Even though we entered the last month of 2020 and we saw the end of a second lockdown in England, those unfortunate theatres around the country that happen to find themselves in Tier 3 are still closed to the public. Like many others, Bristol Old Vic has managed to make lemonade out of lemons and started streaming their projects online with a cracking program that, however, is only a shadow of the real thing. Yet, let’s consider ourselves lucky to be able to enjoy the sweet crumbs of a cruel year.
The latest production to grace screens all around the world (the only positive side of online performances) in Emma Rice’s staging of Daniel Jamieson’s The Flying Lovers of Vitebsk. Rice’s love story with the material starts in the early 90s when she took on the role of Bella opposite the playwright for Theatre Alibi.
The play follows painter Marc Chagall and his wife on their journey across passion, art, and the devastation of war. Marc Antolin and Audrey Brisson take on the narration in turns to guide the phantom crowd through a magical piece of theatre that plays with the dissonance between vibrant stagecraft and the horrifying historical background.
Sophia Clist’s stage frames the lovers in a jagged pattern that resembles the universe they inhabit in an imaginative and immediate design. Rice’s visuals carry every aspect of Chagall’s artistic inclination, with the politics of the time barging in through cold tones against their previous exuberance.

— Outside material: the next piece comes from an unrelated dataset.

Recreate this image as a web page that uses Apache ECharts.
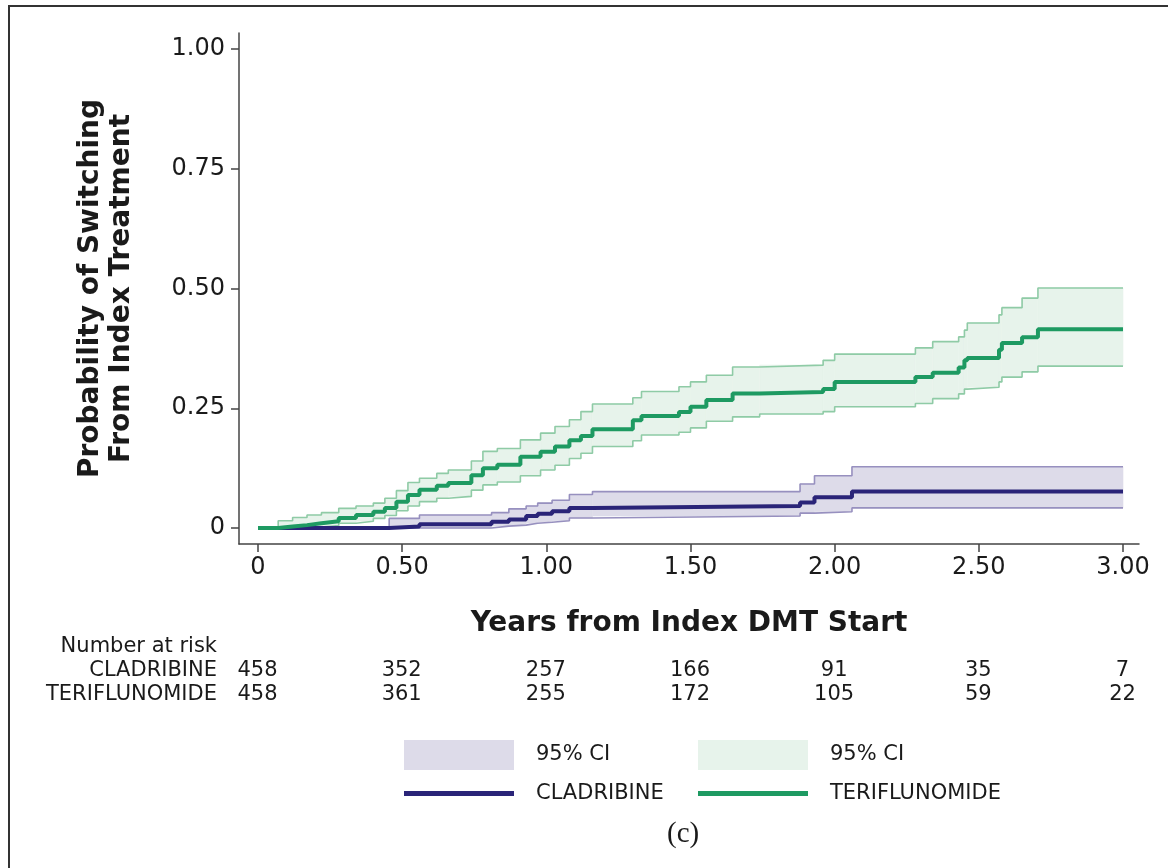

The political angle, although present in their accounts, becomes a lazy ghost who’s lost interest in its haunting. The danger and anxiety are somehow smothered by Chagall’s colours and the striking cohesiveness of the direction, so at times they turn into the afterthought of the couple’s relationship.

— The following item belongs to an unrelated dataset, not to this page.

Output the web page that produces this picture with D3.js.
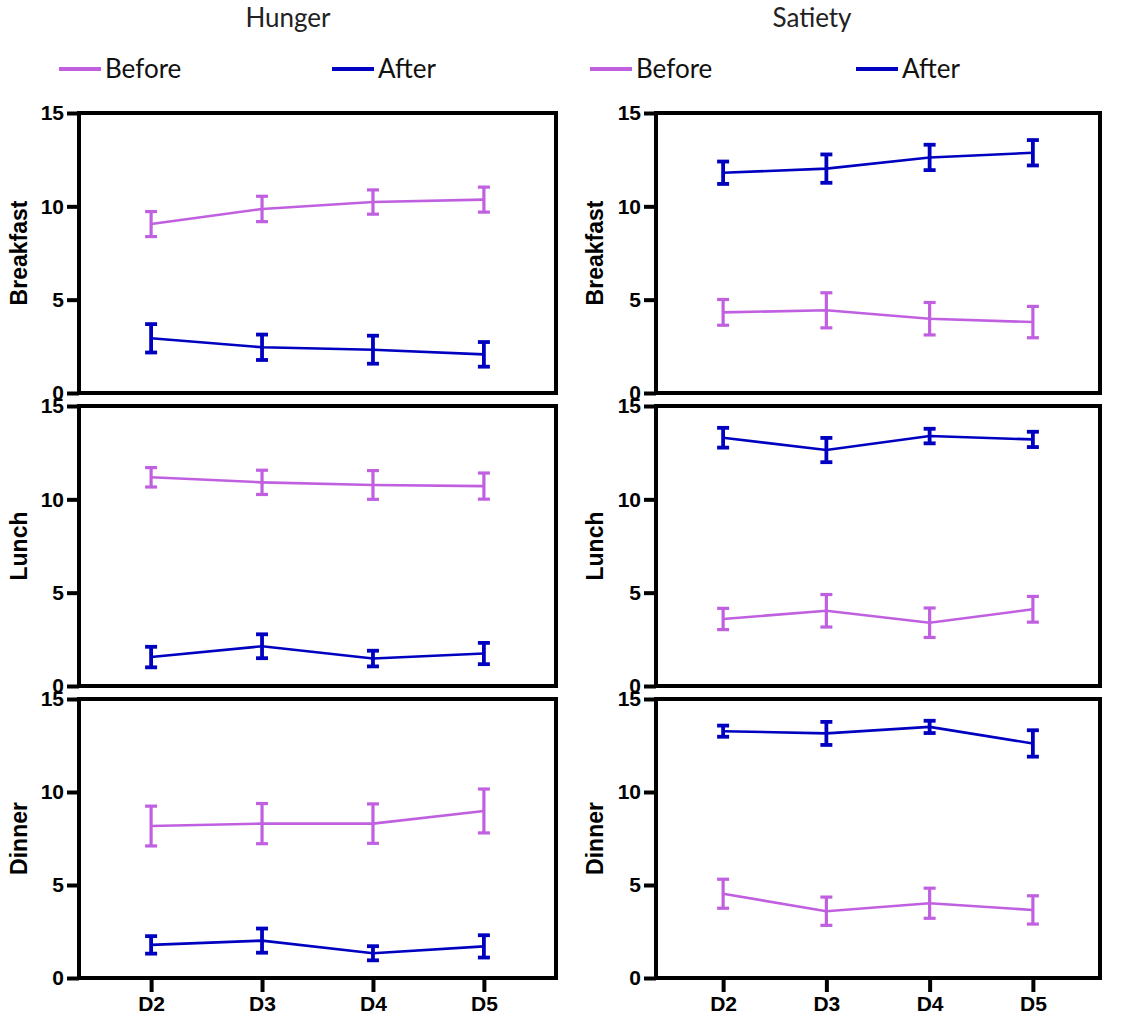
<!DOCTYPE html>
<html><head><meta charset="utf-8">
<script src="https://cdn.jsdelivr.net/npm/d3@7"></script>
<style>body{margin:0;background:#fff}</style>
</head><body>
<script>
// ---------- DATA ----------
const days = ["D2","D3","D4","D5"];
const yTicks = [0,5,10,15];
const columns = ["Hunger","Satiety"];
const meals = ["Breakfast","Lunch","Dinner"];
const seriesNames = ["Before","After"];

// Hunger
const hungerBreakfastBefore = [9.05, 9.86, 10.23, 10.36];
const hungerBreakfastBeforeErr = [0.67, 0.68, 0.65, 0.67];
const hungerBreakfastAfter = [2.93, 2.45, 2.32, 2.07];
const hungerBreakfastAfterErr = [0.76, 0.68, 0.75, 0.66];
const hungerLunchBefore = [11.18, 10.91, 10.77, 10.71];
const hungerLunchBeforeErr = [0.52, 0.65, 0.77, 0.70];
const hungerLunchAfter = [1.55, 2.13, 1.47, 1.74];
const hungerLunchAfterErr = [0.55, 0.64, 0.42, 0.57];
const hungerDinnerBefore = [8.17, 8.30, 8.30, 8.98];
const hungerDinnerBeforeErr = [1.07, 1.08, 1.06, 1.18];
const hungerDinnerAfter = [1.78, 2.01, 1.33, 1.70];
const hungerDinnerAfterErr = [0.47, 0.65, 0.38, 0.60];
// Satiety
const satietyBreakfastBefore = [4.32, 4.43, 3.98, 3.80];
const satietyBreakfastBeforeErr = [0.69, 0.94, 0.87, 0.84];
const satietyBreakfastAfter = [11.80, 12.02, 12.62, 12.87];
const satietyBreakfastAfterErr = [0.60, 0.76, 0.68, 0.68];
const satietyLunchBefore = [3.59, 4.03, 3.39, 4.11];
const satietyLunchBeforeErr = [0.57, 0.87, 0.79, 0.69];
const satietyLunchAfter = [13.30, 12.64, 13.39, 13.21];
const satietyLunchAfterErr = [0.53, 0.65, 0.39, 0.41];
const satietyDinnerBefore = [4.53, 3.59, 4.02, 3.66];
const satietyDinnerBeforeErr = [0.78, 0.76, 0.81, 0.76];
const satietyDinnerAfter = [13.27, 13.15, 13.50, 12.61];
const satietyDinnerAfterErr = [0.30, 0.62, 0.33, 0.71];

const panelData = {
  Hunger: {
    Breakfast: {Before:[hungerBreakfastBefore,hungerBreakfastBeforeErr], After:[hungerBreakfastAfter,hungerBreakfastAfterErr]},
    Lunch: {Before:[hungerLunchBefore,hungerLunchBeforeErr], After:[hungerLunchAfter,hungerLunchAfterErr]},
    Dinner: {Before:[hungerDinnerBefore,hungerDinnerBeforeErr], After:[hungerDinnerAfter,hungerDinnerAfterErr]}
  },
  Satiety: {
    Breakfast: {Before:[satietyBreakfastBefore,satietyBreakfastBeforeErr], After:[satietyBreakfastAfter,satietyBreakfastAfterErr]},
    Lunch: {Before:[satietyLunchBefore,satietyLunchBeforeErr], After:[satietyLunchAfter,satietyLunchAfterErr]},
    Dinner: {Before:[satietyDinnerBefore,satietyDinnerBeforeErr], After:[satietyDinnerAfter,satietyDinnerAfterErr]}
  }
};

// ---------- LAYOUT ----------
const W = 1134, H = 1017;
const colors = {Before:"#c060e0", After:"#0000c0"};
const colX = {Hunger:[79,556], Satiety:[656,1100]};
const rowY = [[113,393],[406,686],[699,978]];
const titleX = {Hunger:288, Satiety:812};
const ylabX = {Hunger:19, Satiety:595};
const legendPos = {Hunger:{Before:59, After:332}, Satiety:{Before:590, After:856}};

const svg = d3.select("body").append("svg").attr("width",W).attr("height",H);
const bold = "'Liberation Sans', Arial, sans-serif";
const reg = "Lato, 'Open Sans', sans-serif";

columns.forEach(col => {
  // Title
  svg.append("text").attr("x",titleX[col]).attr("y",27)
    .attr("text-anchor","middle").attr("font-family",reg).attr("font-size",26)
    .attr("fill","#222").text(col);
  // Legend
  seriesNames.forEach(s => {
    const lx = legendPos[col][s];
    svg.append("line").attr("x1",lx).attr("x2",lx+42).attr("y1",69).attr("y2",69)
      .attr("stroke",colors[s]).attr("stroke-width",4);
    svg.append("text").attr("x",lx+46).attr("y",78)
      .attr("font-family",reg).attr("font-size",26).attr("fill","#111").text(s);
  });

  const x = d3.scalePoint().domain(days).range(colX[col]).padding(0.65);

  meals.forEach((meal, ri) => {
    const [y0, y1] = rowY[ri];
    const y = d3.scaleLinear().domain([0,15]).range([y1,y0]);
    const g = svg.append("g");

    // frame
    g.append("rect").attr("x",colX[col][0]).attr("y",y0)
      .attr("width",colX[col][1]-colX[col][0]).attr("height",y1-y0)
      .attr("fill","none").attr("stroke","#000").attr("stroke-width",4);

    // y axis
    const ya = g.append("g").attr("transform",`translate(${colX[col][0]},0)`)
      .call(d3.axisLeft(y).tickValues(yTicks).tickSize(12).tickPadding(3));
    ya.select(".domain").remove();
    ya.selectAll(".tick line").attr("stroke","#000").attr("stroke-width",4);
    ya.selectAll(".tick text").attr("font-family",bold).attr("font-weight","bold")
      .attr("font-size",21).attr("fill","#000");

    // y label
    g.append("text").attr("transform",`translate(${ylabX[col]},${(y0+y1)/2}) rotate(-90)`)
      .attr("text-anchor","middle").attr("dominant-baseline","central")
      .attr("font-family",bold).attr("font-weight","bold").attr("font-size",23)
      .attr("fill","#000").text(meal);

    // x axis on bottom row
    if (ri === meals.length-1) {
      const xa = g.append("g").attr("transform",`translate(0,${y1})`)
        .call(d3.axisBottom(x).tickSize(14).tickPadding(4));
      xa.select(".domain").remove();
      xa.selectAll(".tick line").attr("stroke","#000").attr("stroke-width",4);
      xa.selectAll(".tick text").attr("font-family",bold).attr("font-weight","bold")
        .attr("font-size",21).attr("fill","#000");
    }

    // series
    seriesNames.forEach(s => {
      const [means, errs] = panelData[col][meal][s];
      const pts = days.map((d,i)=>({d, m:means[i], e:errs[i]}));
      g.append("path").datum(pts)
        .attr("d", d3.line().x(p=>x(p.d)).y(p=>y(p.m)))
        .attr("fill","none").attr("stroke",colors[s]).attr("stroke-width",2.6);
      const sw = s==="After"?3.8:3.2;
      const eb = g.append("g").selectAll("g").data(pts).join("g");
      eb.append("line").attr("x1",p=>x(p.d)).attr("x2",p=>x(p.d))
        .attr("y1",p=>y(p.m+p.e)).attr("y2",p=>y(p.m-p.e))
        .attr("stroke",colors[s]).attr("stroke-width",sw);
      [1,-1].forEach(sg => {
        eb.append("line").attr("x1",p=>x(p.d)-6).attr("x2",p=>x(p.d)+6)
          .attr("y1",p=>y(p.m+sg*p.e)).attr("y2",p=>y(p.m+sg*p.e))
          .attr("stroke",colors[s]).attr("stroke-width",sw);
      });
    });
  });
});
</script>
</body></html>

Nonetheless, the end result is visually beautiful and perfectly encapsulates the artist’s vision and translates it to the stage. Ultimately, The Flying Lovers of Vitebsk is a multi-disciplinary piece. Rice moves from straight drama to musical numbers (with Ian Ross curating the composition and musical direction), miming, shadow play, and delicate slapstick, while physical storytelling ties everything together and creates a detailed intimacy through movement.
“Everything I have ever made is for her” he says, and while we can only imagine what the show feels like in person, this feeling flourishes from the screen. The live editing and camera angles are – as predicted – slightly restrictive in their delivery, failing to convey the full picture on multiple occasions by focusing on only one of the actors omitting the other and the two extraordinarily talented musicians that accompany them, James Gow and Ross himself.
This obviously belongs to the limitations of filmed theatre and isn’t a flaw of this specific production, but the sad, fake applause that pops up during the performance is frankly inexcusable especially after we’ve seen that the only people in the auditorium are the creative team and the crew – who only at the very end explode and clap, finally giving us a genuine ovation. Even so, The Flying Lovers of Vitebsk is hypnotising, but we can all agree that it’s time for online shows to retire for good.
The Flying Lovers of Vitebsk is now available on demand until 18 December, with tickets starting at £17.